>>>>>

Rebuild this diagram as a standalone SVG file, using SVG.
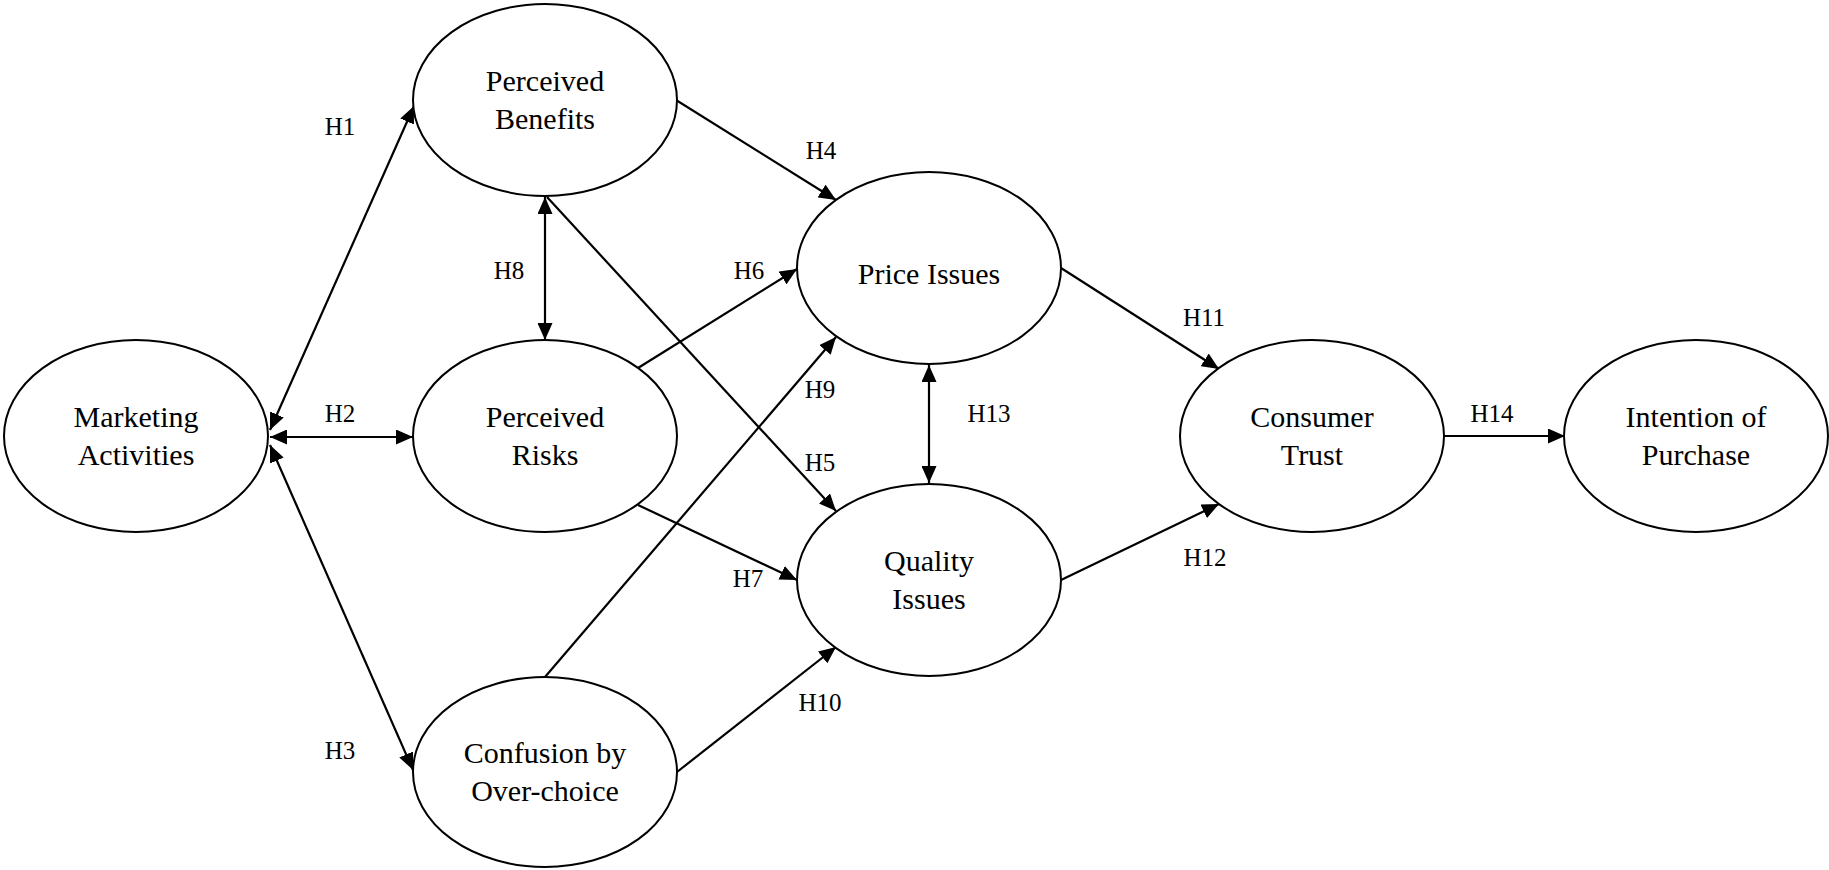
<svg xmlns="http://www.w3.org/2000/svg" width="1829" height="870" viewBox="0 0 1829 870">
<style>
.node ellipse{fill:#fff;stroke:#000;stroke-width:2}
.node text{font-family:'Liberation Serif','DejaVu Serif',serif;font-size:30px;fill:#000;text-anchor:middle}
#connectors line{stroke:#000;stroke-width:2.2;fill:none}
.lbl{font-family:'Liberation Serif','DejaVu Serif',serif;font-size:25px;fill:#000;text-anchor:middle}
</style>
<defs>
<marker id="ah" markerUnits="userSpaceOnUse" markerWidth="17" markerHeight="15" refX="17" refY="7.5" orient="auto-start-reverse" viewBox="0 0 17 15">
<path d="M0,0 L17,7.5 L0,15 z" fill="#000"/>
</marker>
</defs>
<rect width="1829" height="870" fill="#fff"/>
<g id="connectors">
<line x1="270" y1="430" x2="414" y2="106" marker-start="url(#ah)" marker-end="url(#ah)"/>
<line x1="270" y1="437" x2="413" y2="437" marker-start="url(#ah)" marker-end="url(#ah)"/>
<line x1="270" y1="445" x2="413" y2="770" marker-start="url(#ah)" marker-end="url(#ah)"/>
<line x1="545" y1="197" x2="545" y2="340" marker-start="url(#ah)" marker-end="url(#ah)"/>
<line x1="676" y1="100" x2="836" y2="200" marker-end="url(#ah)"/>
<line x1="547" y1="197" x2="836" y2="511" marker-end="url(#ah)"/>
<line x1="638" y1="368" x2="797" y2="269" marker-end="url(#ah)"/>
<line x1="638" y1="505" x2="797" y2="580" marker-end="url(#ah)"/>
<line x1="545" y1="677" x2="836" y2="337" marker-end="url(#ah)"/>
<line x1="677" y1="772" x2="836" y2="647" marker-end="url(#ah)"/>
<line x1="929" y1="365" x2="929" y2="483" marker-start="url(#ah)" marker-end="url(#ah)"/>
<line x1="1061" y1="268" x2="1219" y2="369" marker-end="url(#ah)"/>
<line x1="1061" y1="580" x2="1219" y2="504" marker-end="url(#ah)"/>
<line x1="1444" y1="436" x2="1565" y2="436" marker-end="url(#ah)"/>
</g>
<g id="labels">
<text class="lbl" x="340" y="135">H1</text>
<text class="lbl" x="340" y="422">H2</text>
<text class="lbl" x="340" y="759">H3</text>
<text class="lbl" x="821" y="159">H4</text>
<text class="lbl" x="820" y="471">H5</text>
<text class="lbl" x="749" y="279">H6</text>
<text class="lbl" x="748" y="587">H7</text>
<text class="lbl" x="509" y="279">H8</text>
<text class="lbl" x="820" y="398">H9</text>
<text class="lbl" x="820" y="711">H10</text>
<text class="lbl" x="1204" y="326">H11</text>
<text class="lbl" x="1205" y="566">H12</text>
<text class="lbl" x="989" y="422">H13</text>
<text class="lbl" x="1492" y="422">H14</text>
</g>
<g id="marketing" class="node">
<ellipse cx="136" cy="436" rx="132" ry="96"/>
<text x="136" y="427">Marketing</text>
<text x="136" y="465">Activities</text>
</g>
<g id="benefits" class="node">
<ellipse cx="545" cy="100" rx="132" ry="96"/>
<text x="545" y="91">Perceived</text>
<text x="545" y="129">Benefits</text>
</g>
<g id="risks" class="node">
<ellipse cx="545" cy="436" rx="132" ry="96"/>
<text x="545" y="427">Perceived</text>
<text x="545" y="465">Risks</text>
</g>
<g id="confusion" class="node">
<ellipse cx="545" cy="772" rx="132" ry="95"/>
<text x="545" y="763">Confusion by</text>
<text x="545" y="801">Over-choice</text>
</g>
<g id="price" class="node">
<ellipse cx="929" cy="268" rx="132" ry="96"/>
<text x="929" y="284">Price Issues</text>
</g>
<g id="quality" class="node">
<ellipse cx="929" cy="580" rx="132" ry="96"/>
<text x="929" y="571">Quality</text>
<text x="929" y="609">Issues</text>
</g>
<g id="trust" class="node">
<ellipse cx="1312" cy="436" rx="132" ry="96"/>
<text x="1312" y="427">Consumer</text>
<text x="1312" y="465">Trust</text>
</g>
<g id="intention" class="node">
<ellipse cx="1696" cy="436" rx="132" ry="96"/>
<text x="1696" y="427">Intention of</text>
<text x="1696" y="465">Purchase</text>
</g>
</svg>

<<<<<

• To do
Repeat the listing in full and exactly. Leave any pictures out.

• Solution to this task
Rebuild this diagram as a standalone SVG file, using SVG.
<svg xmlns="http://www.w3.org/2000/svg" width="1829" height="870" viewBox="0 0 1829 870">
<style>
.node ellipse{fill:#fff;stroke:#000;stroke-width:2}
.node text{font-family:'Liberation Serif','DejaVu Serif',serif;font-size:30px;fill:#000;text-anchor:middle}
#connectors line{stroke:#000;stroke-width:2.2;fill:none}
.lbl{font-family:'Liberation Serif','DejaVu Serif',serif;font-size:25px;fill:#000;text-anchor:middle}
</style>
<defs>
<marker id="ah" markerUnits="userSpaceOnUse" markerWidth="17" markerHeight="15" refX="17" refY="7.5" orient="auto-start-reverse" viewBox="0 0 17 15">
<path d="M0,0 L17,7.5 L0,15 z" fill="#000"/>
</marker>
</defs>
<rect width="1829" height="870" fill="#fff"/>
<g id="connectors">
<line x1="270" y1="430" x2="414" y2="106" marker-start="url(#ah)" marker-end="url(#ah)"/>
<line x1="270" y1="437" x2="413" y2="437" marker-start="url(#ah)" marker-end="url(#ah)"/>
<line x1="270" y1="445" x2="413" y2="770" marker-start="url(#ah)" marker-end="url(#ah)"/>
<line x1="545" y1="197" x2="545" y2="340" marker-start="url(#ah)" marker-end="url(#ah)"/>
<line x1="676" y1="100" x2="836" y2="200" marker-end="url(#ah)"/>
<line x1="547" y1="197" x2="836" y2="511" marker-end="url(#ah)"/>
<line x1="638" y1="368" x2="797" y2="269" marker-end="url(#ah)"/>
<line x1="638" y1="505" x2="797" y2="580" marker-end="url(#ah)"/>
<line x1="545" y1="677" x2="836" y2="337" marker-end="url(#ah)"/>
<line x1="677" y1="772" x2="836" y2="647" marker-end="url(#ah)"/>
<line x1="929" y1="365" x2="929" y2="483" marker-start="url(#ah)" marker-end="url(#ah)"/>
<line x1="1061" y1="268" x2="1219" y2="369" marker-end="url(#ah)"/>
<line x1="1061" y1="580" x2="1219" y2="504" marker-end="url(#ah)"/>
<line x1="1444" y1="436" x2="1565" y2="436" marker-end="url(#ah)"/>
</g>
<g id="labels">
<text class="lbl" x="340" y="135">H1</text>
<text class="lbl" x="340" y="422">H2</text>
<text class="lbl" x="340" y="759">H3</text>
<text class="lbl" x="821" y="159">H4</text>
<text class="lbl" x="820" y="471">H5</text>
<text class="lbl" x="749" y="279">H6</text>
<text class="lbl" x="748" y="587">H7</text>
<text class="lbl" x="509" y="279">H8</text>
<text class="lbl" x="820" y="398">H9</text>
<text class="lbl" x="820" y="711">H10</text>
<text class="lbl" x="1204" y="326">H11</text>
<text class="lbl" x="1205" y="566">H12</text>
<text class="lbl" x="989" y="422">H13</text>
<text class="lbl" x="1492" y="422">H14</text>
</g>
<g id="marketing" class="node">
<ellipse cx="136" cy="436" rx="132" ry="96"/>
<text x="136" y="427">Marketing</text>
<text x="136" y="465">Activities</text>
</g>
<g id="benefits" class="node">
<ellipse cx="545" cy="100" rx="132" ry="96"/>
<text x="545" y="91">Perceived</text>
<text x="545" y="129">Benefits</text>
</g>
<g id="risks" class="node">
<ellipse cx="545" cy="436" rx="132" ry="96"/>
<text x="545" y="427">Perceived</text>
<text x="545" y="465">Risks</text>
</g>
<g id="confusion" class="node">
<ellipse cx="545" cy="772" rx="132" ry="95"/>
<text x="545" y="763">Confusion by</text>
<text x="545" y="801">Over-choice</text>
</g>
<g id="price" class="node">
<ellipse cx="929" cy="268" rx="132" ry="96"/>
<text x="929" y="284">Price Issues</text>
</g>
<g id="quality" class="node">
<ellipse cx="929" cy="580" rx="132" ry="96"/>
<text x="929" y="571">Quality</text>
<text x="929" y="609">Issues</text>
</g>
<g id="trust" class="node">
<ellipse cx="1312" cy="436" rx="132" ry="96"/>
<text x="1312" y="427">Consumer</text>
<text x="1312" y="465">Trust</text>
</g>
<g id="intention" class="node">
<ellipse cx="1696" cy="436" rx="132" ry="96"/>
<text x="1696" y="427">Intention of</text>
<text x="1696" y="465">Purchase</text>
</g>
</svg>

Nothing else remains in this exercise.